Monday, June 3, 2013

1305.7428 (J. Rameau et al.)

Discovery of a probable 4-5 Jupiter-mass exoplanet to HD 95086 by direct-imaging    [PDF]

J. Rameau, G. Chauvin, A. -M. Lagrange, A. Boccaletti, S. P. Quanz, M. Bonnefoy, J. H. Girard, P. Delorme, S. Desidera, H. Klahr, C. Mordasini, C. Dumas, M. Bonavita, T. Meshkat, V. Bailey, M. Kenworthy
Direct imaging has just started the inventory of the population of gas giant planets on wide-orbits around young stars in the solar neighborhood. Following this approach, we carried out a deep imaging survey in the near-infrared using VLT/NaCo to search for substellar companions. We report here the discovery in L' (3.8 microns) images of a probable companion orbiting at 56 AU the young (10-17 Myr), dusty, and early-type (A8) star HD 95086. This discovery is based on observations with more than a year-time-lapse.
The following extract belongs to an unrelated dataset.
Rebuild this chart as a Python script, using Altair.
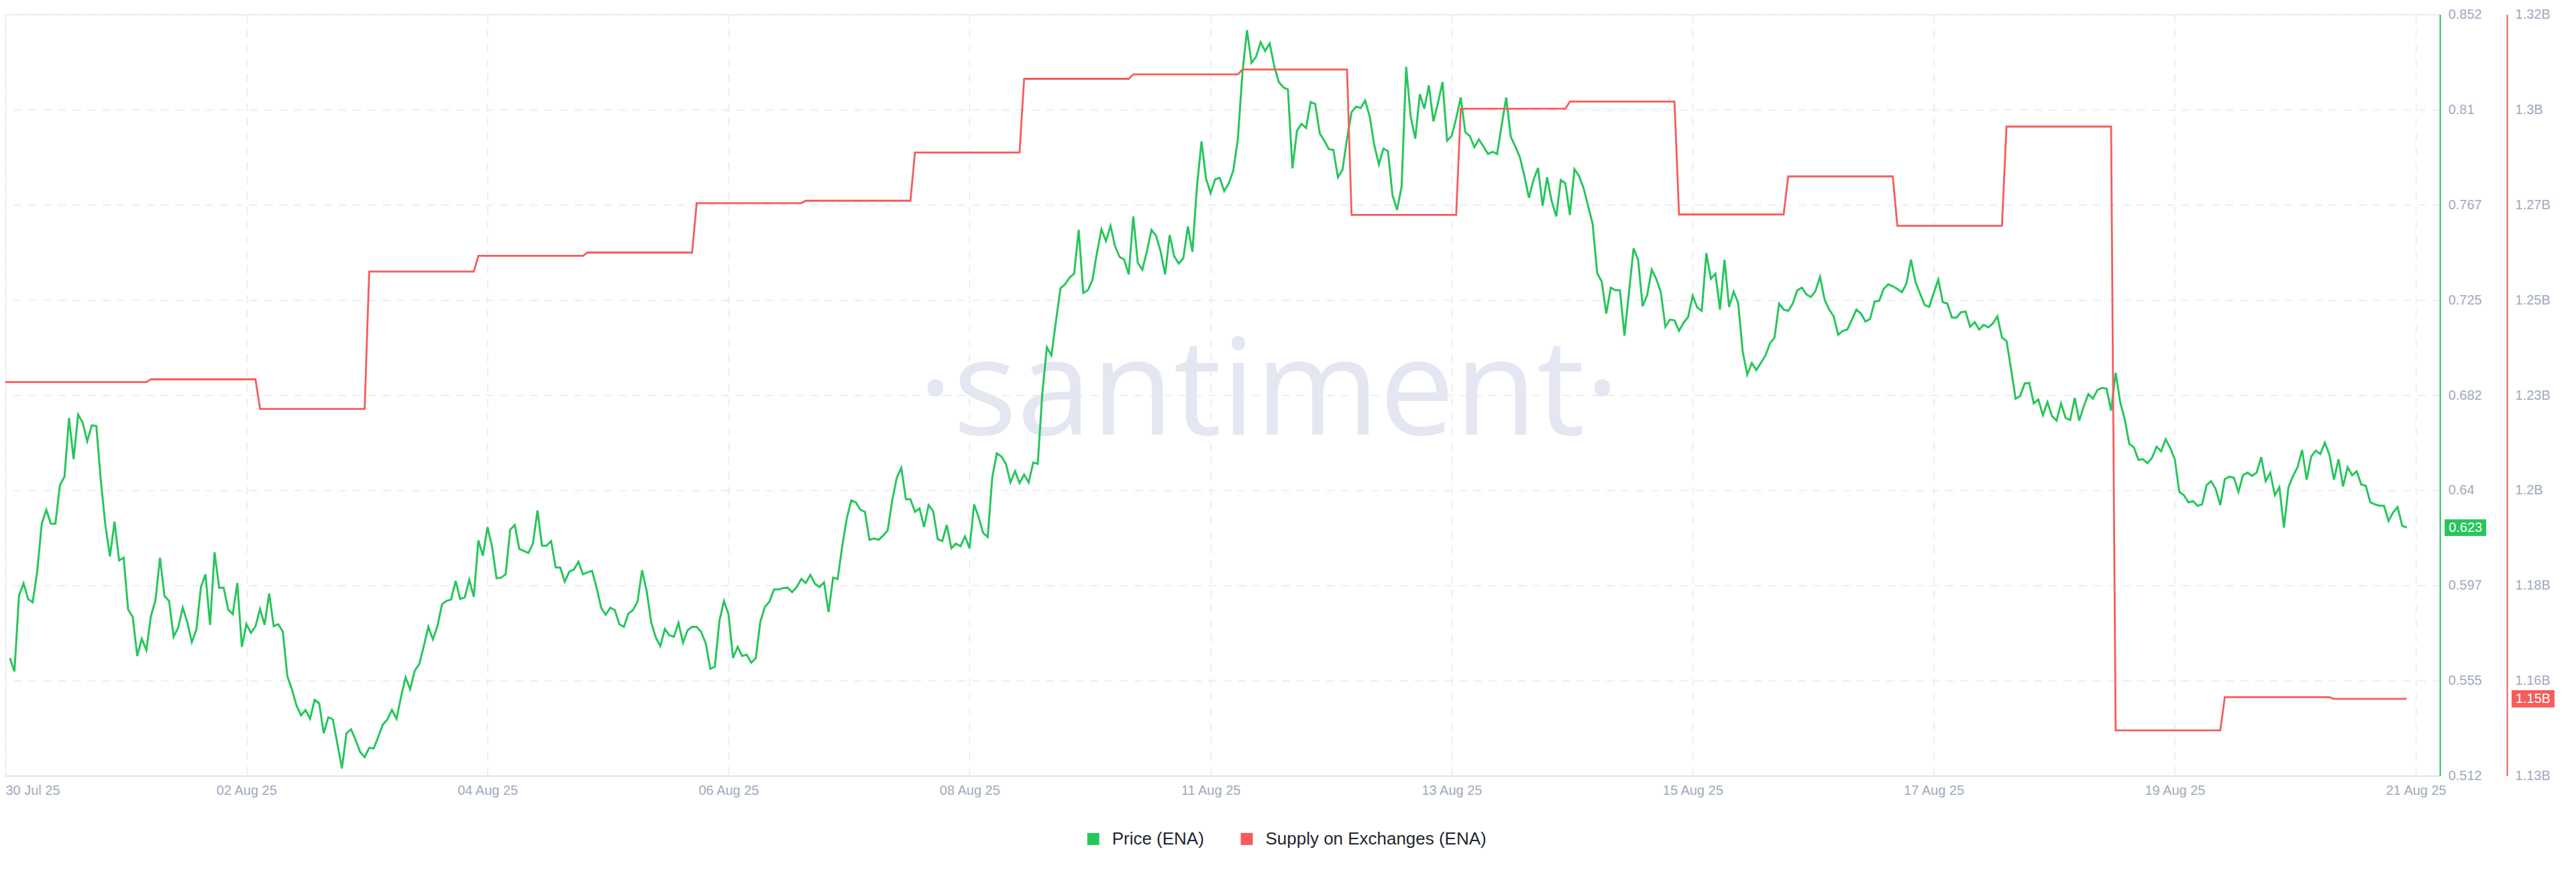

Our first epoch clearly revealed the source at 10 sigma while our second epoch lacked good observing conditions hence yielding a 3 sigma detection. Various tests were thus made to rule out possible artifacts. This recovery is consistent with the signal at the first epoch but requires cleaner confirmation. Nevertheless, our astrometric precision suggests the companion to be comoving with the star, with a 3 sigma confidence level. The planetary nature of the source is reinforced by a non-detection in Ks-band (2.18 microns) images according to its possible extremely red Ks - L' color. Conversely, background contamination is rejected with good confidence level. The luminosity yields a predicted mass of about 4-5MJup (at 10-17 Myr) using "hot-start" evolutionary models, making HD 95086 b the exoplanet with the lowest mass ever imaged around a star.